Review of Wise Blood

Wise Blood (1979)
10/10
A perfect adaptation of O'Connor's masterpiece.
1 May 1999
It is rare to find an great film adaptation of a great book. One can think of great films that have been made from novels of the second or third rank: Dodsworth, The Age of Innocence,L.A. Confidential,The Magnificent Ambersons, Barry Lyndon. However, one can think of very few great film adaptations of great novels. In fact, great novels are often made into badly flawed or even poor films. One thinks of all the bad adaptations of Faulkner,Dostoevsky, and Tolstoy, as well as the seeming near impossibility of making a great film from Joyce or Proust. There are a few exceptions to this rule. Interestingly, two of the best were directed by John Huston.
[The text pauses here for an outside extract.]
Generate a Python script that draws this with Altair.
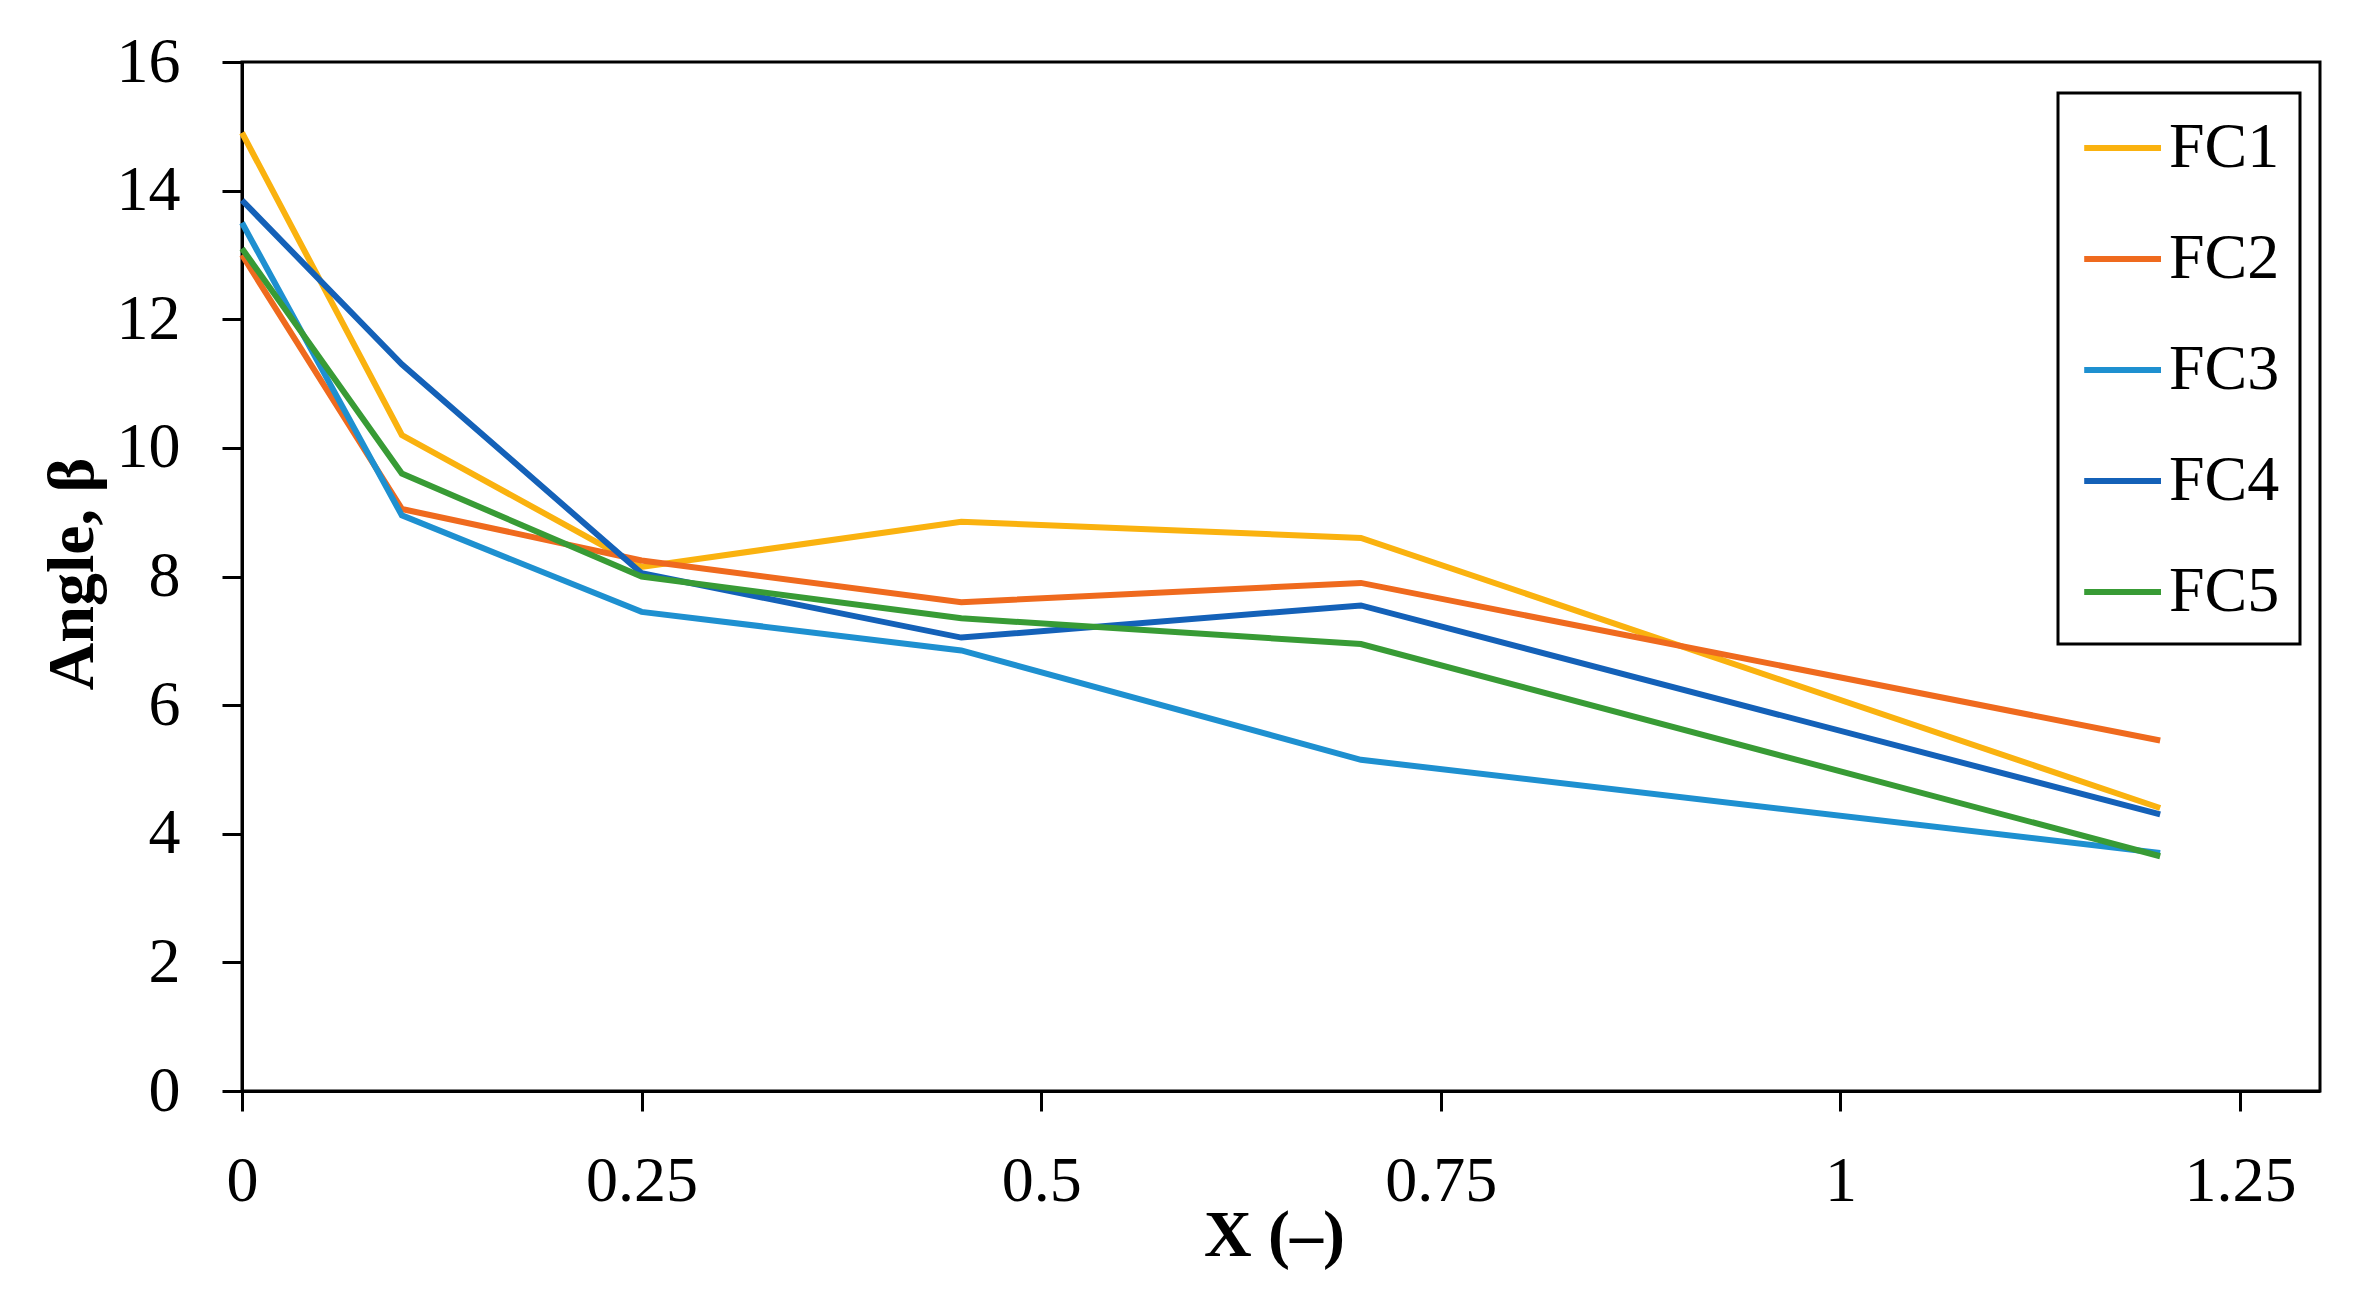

The first was that perfect adaptation of one of the five best short stories ever written, The Dead. The other was this incredibly powerful, chilling, sardonic, profoundly moving, and superbly acted version of Flannery O'Connors tale of the "Christ-haunted" American south, Wise Blood. Huston was by his own account, a less than religious man. It is therefore ironic that the very Catholic friends and executors of that supremely ironic Catholic novelist, Flannery O' Connor should have chosen him to direct this, her masterpiece. I can hardly think of a more faithful, a more precise or a more literate transcription of one of the supreme masterpieces of literature to the screen. A truly great, searing, blackly humorous, extraordinarily moving, film.